Hungarian composer Franz Lehár is best remembered for his operettas and became a worldwide sensation with The Merry Widow, which was later filmed, too. His distinctive style of Viennese operetta consisted of satire and Parisian dances. Though he had a Jewish-turned-Catholic wife, Hitler loved his music.
Hugo Wolf was an Austrian composer best remembered for his art songs. Although he produced extraordinary musical pieces, his work was constantly affected by depression before he suffered a mental collapse in the late-1890s. Hugo Wolf is credited with producing some of the best-known lieders, a type of German song.
Max Brod was a Czech German-speaking Jewish author, composer, and journalist. He studied law at the German Charles-Ferdinand University and proceeded to pursue a career as a journalist and composer. He worked as an editor and literary adviser for the Israeli national theatre for three decades. He was a close friend and biographer of writer Franz Kafka.
Udo Jürgens first gained international acclaim after winning the 1966 Eurovision contest. While the Austrian singer began his career playing at clubs and on radio, he later revolutionized the German pop scene with songs such as Mit 66 Jahren. Buenos Días, Argentina remains one of his best-known songs.
Austrian composer Franz von Suppé was a major figure of the 19th-century light music in both Austria and Germany. He mostly performed at Viennese theaters such as Theater an der Wien. Some of his best-known works are Leichte Kavallerie, or Light Cavalry, and Dichter und Bauer, or Poet and Peasant.
Heinrich Ignaz Franz Biber was a Bohemian-Austrian violinist and composer. He is widely regarded as one of the best violin composers of the 17th century. Heinrich Ignaz Franz Biber wrote operas, music for chamber ensemble, and sacred music. Today, his compositions are widely performed and recorded.

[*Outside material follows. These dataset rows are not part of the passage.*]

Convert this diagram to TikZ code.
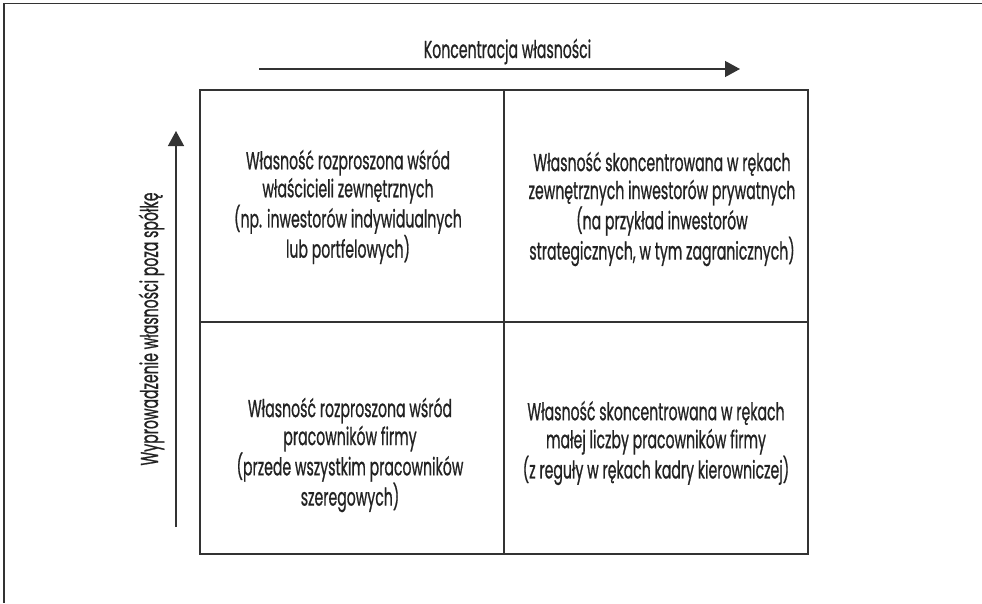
\documentclass[tikz,border=0pt]{standalone}
\usepackage{fontspec}
\setmainfont{Poppins}[FakeStretch=0.575, FakeBold=0.7]
\usetikzlibrary{arrows.meta}
\definecolor{ink}{HTML}{222222}
\definecolor{rule}{HTML}{333333}
\begin{document}
\begin{tikzpicture}[x=1pt,y=-1pt,
  celltext/.style={align=center, font=\fontsize{24.5}{28}\selectfont, text=ink, inner sep=0pt},
  axislabel/.style={font=\fontsize{24.5}{28}\selectfont, text=ink, inner sep=0pt},
  cellbox/.style={draw=rule, line width=1.1pt, minimum width=304pt, minimum height=232pt, inner sep=0pt, outer sep=0pt},
  axisarrow/.style={draw=rule, line width=1.3pt, -{Triangle[length=15pt,width=16pt]}}]
\useasboundingbox (0,0) rectangle (982,603);
% outer frame (top and left edges)
\draw[rule, line width=1.8pt] (982,3.5) -- (4,3.5) -- (4,603);
% grid cells
\node[cellbox] (tl) at (352,206) {};
\node[cellbox] (tr) at (656,206) {};
\node[cellbox] (bl) at (352,438) {};
\node[cellbox] (br) at (656,438) {};
\draw[rule, line width=2pt] (bl.south west) -- (br.south east);
% cell texts
\node[celltext] (tltext) at (348,207) {Własność rozproszona wśród\\właścicieli zewnętrznych\\(np. inwestorów indywidualnych\\lub portfelowych)};
\node[celltext] (trtext) at (662,209) {Własność skoncentrowana w rękach\\zewnętrznych inwestorów prywatnych\\(na przykład inwestorów\\strategicznych, w tym zagranicznych)};
\node[celltext] (bltext) at (350,455) {Własność rozproszona wśród\\pracowników firmy\\(przede wszystkim pracowników\\szeregowych)};
\node[celltext] (brtext) at (656,443) {Własność skoncentrowana w rękach\\małej liczby pracowników firmy\\(z reguły w rękach kadry kierowniczej)};
% axes
\coordinate (hstart) at (259,69);
\coordinate (hend) at (740,69);
\draw[axisarrow] (hstart) -- (hend);
\node[axislabel, anchor=base] (htitle) at (507.5,58) {Koncentracja własności};
\coordinate (vstart) at (176,527);
\coordinate (vend) at (176,131);
\draw[axisarrow] (vstart) -- (vend);
\node[axislabel, anchor=base, rotate=90] (vtitle) at (158,329) {Wyprowadzenie własności poza spółkę};
\end{tikzpicture}
\end{document}
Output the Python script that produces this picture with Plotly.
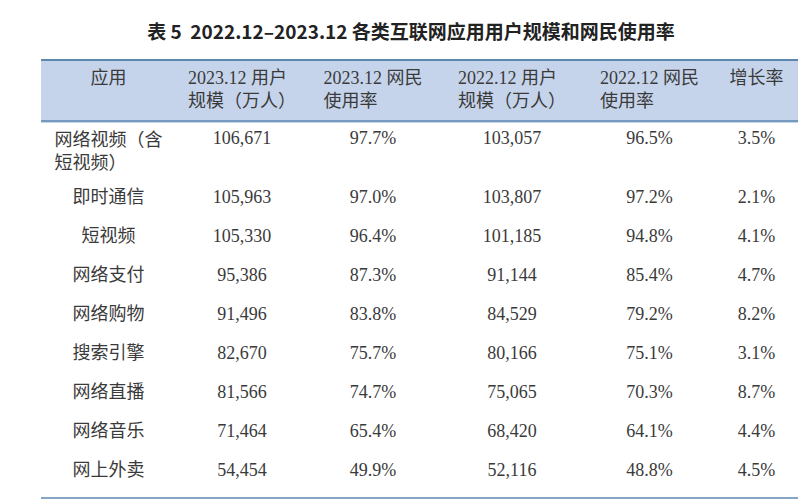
import plotly.graph_objects as go

W, H = 806, 499

headers = ["<br>应用", "2023.12 用户<br>规模（万人）", "2023.12 网民<br>使用率",
           "2022.12 用户<br>规模（万人）", "2022.12 网民<br>使用率", "<br>增长率"]
apps = ["网络视频（含<br>短视频）", "即时通信", "短视频", "网络支付", "网络购物",
        "搜索引擎", "网络直播", "网络音乐", "网上外卖"]
users_2023 = ["106,671", "105,963", "105,330", "95,386", "91,496",
              "82,670", "81,566", "71,464", "54,454"]
rate_2023 = ["97.7%", "97.0%", "96.4%", "87.3%", "83.8%",
             "75.7%", "74.7%", "65.4%", "49.9%"]
users_2022 = ["103,057", "103,807", "101,185", "91,144", "84,529",
              "80,166", "75,065", "68,420", "52,116"]
rate_2022 = ["96.5%", "97.2%", "94.8%", "85.4%", "79.2%",
             "75.1%", "70.3%", "64.1%", "48.8%"]
growth = ["3.5%", "2.1%", "4.1%", "4.7%", "8.2%", "3.1%", "8.7%", "4.4%", "4.5%"]

FONT = "Liberation Serif, Noto Sans CJK SC"
LINE = "#5b87b0"
x0, x1 = 33 / W, 792 / W
ytop = 1 - 52 / H

# first row wraps to two lines; other rows get vertically nudged via a small top padding
fig = go.Figure(go.Table(
    domain=dict(x=[x0, x1], y=[0, ytop]),
    columnwidth=[135, 132, 130, 148, 127, 87],
    header=dict(
        values=headers,
        fill_color="#c6d4eb",
        line_color="#c6d4eb",
        align="center",
        height=62,
        font=dict(family=FONT, size=18, color="#3a3a3a"),
    ),
    cells=dict(
        values=[apps, users_2023, rate_2023, users_2022, rate_2022, growth],
        fill_color="white",
        line_color="white",
        align="center",
        height=39,
        font=dict(family=FONT, size=18, color="#3a3a3a"),
    ),
))

# horizontal rules
for y, w in [(52, 2), (113, 1.5), (490, 1.5)]:
    fig.add_shape(type="line", xref="paper", yref="paper",
                  x0=x0, x1=x1, y0=1 - y / H, y1=1 - y / H,
                  line=dict(color=LINE, width=w))

fig.update_layout(
    width=W, height=H,
    margin=dict(l=0, r=0, t=0, b=0),
    paper_bgcolor="white",
    title=dict(
        text="<b>表 5  2022.12–2023.12 各类互联网应用用户规模和网民使用率</b>",
        x=0.5, xanchor="center", y=1 - 24 / H, yanchor="middle",
        font=dict(family="Noto Sans CJK SC", size=19, color="#222"),
    ),
)

fig.write_html("out.html")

Hailed for his contribution to the experimental and multimedia modes, Hermann Nitsch is known to interpret life as a passion and the process of painting, its incarnation. Beginning his career as a graphic designer, he later combined Expressionism with religious arts and began working on the idea of the Orgien Mysterien Theater, eventually establishing himself as an internationally acclaimed artist.
Austrian composer Franz Schmidt was first trained in the piano by his mother. He later began his music career as a cellist at the Vienna Court Opera Orchestra. Best remembered for his oratorio The Book with Seven Seals, he taught and later became the director and then the rector at the Vienna Conservatory.
Known as the "one-eyed singer" because of his dropping right eye caused due to an injury, Oswald von Wolkenstein was one of the last troubadours. Known for his autobiographical lyrics, he was named Knight of the Holy Sepulchre. He had also been a diplomat and military commander to Emperor Sigismund.